Perception Without Vision for Trajectory Prediction: Ego Vehicle Dynamics as Scene Representation for Efficient Active Learning in Autonomous Driving
Ross Greer, Mohan Trivedi
TL;DR
The paper addresses data efficiency for autonomous driving trajectory prediction by leveraging ego-vehicle trajectory and dynamic state information as a low-cost proxy for scene awareness. It introduces a novelty-sensitive active learning framework that clusters trajectory-states and uses budget-aware sampling parameters ($α$ and $β$) to selectively annotate data without relying on model uncertainty. By defining a trajectory-state similarity metric and employing hierarchical clustering, the approach identifies novel and familiar data clusters to guide data acquisition, achieving consistent gains over random sampling on the nuScenes dataset and evidencing a data-typicality phase transition. The work demonstrates that beginning with typical data and gradually increasing novelty yields efficient learning, with potential extensions to object detection and path planning, thereby enabling safer, more data-efficient autonomous driving systems.
Abstract
This study investigates the use of trajectory and dynamic state information for efficient data curation in autonomous driving machine learning tasks. We propose methods for clustering trajectory-states and sampling strategies in an active learning framework, aiming to reduce annotation and data costs while maintaining model performance. Our approach leverages trajectory information to guide data selection, promoting diversity in the training data.

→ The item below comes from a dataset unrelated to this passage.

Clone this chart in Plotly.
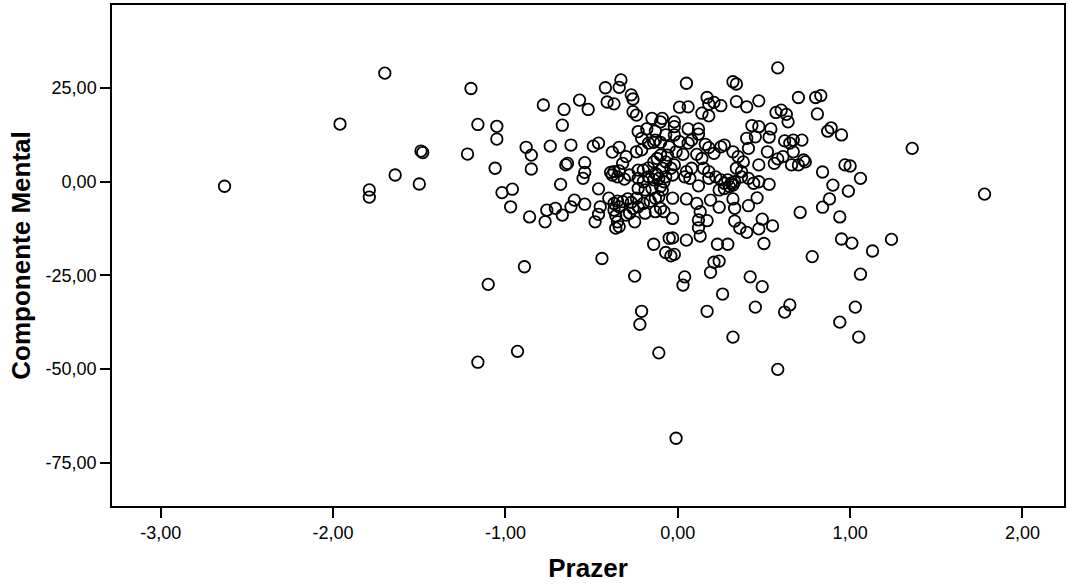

We demonstrate the effectiveness of our methods on the trajectory prediction task using the nuScenes dataset, showing consistent performance gains over random sampling across different data pool sizes, and even reaching sub-baseline displacement errors at just 50% of the data cost. Our results suggest that sampling typical data initially helps overcome the ''cold start problem,'' while introducing novelty becomes more beneficial as the training pool size increases. By integrating trajectory-state-informed active learning, we demonstrate that more efficient and robust autonomous driving systems are possible and practical using low-cost data curation strategies.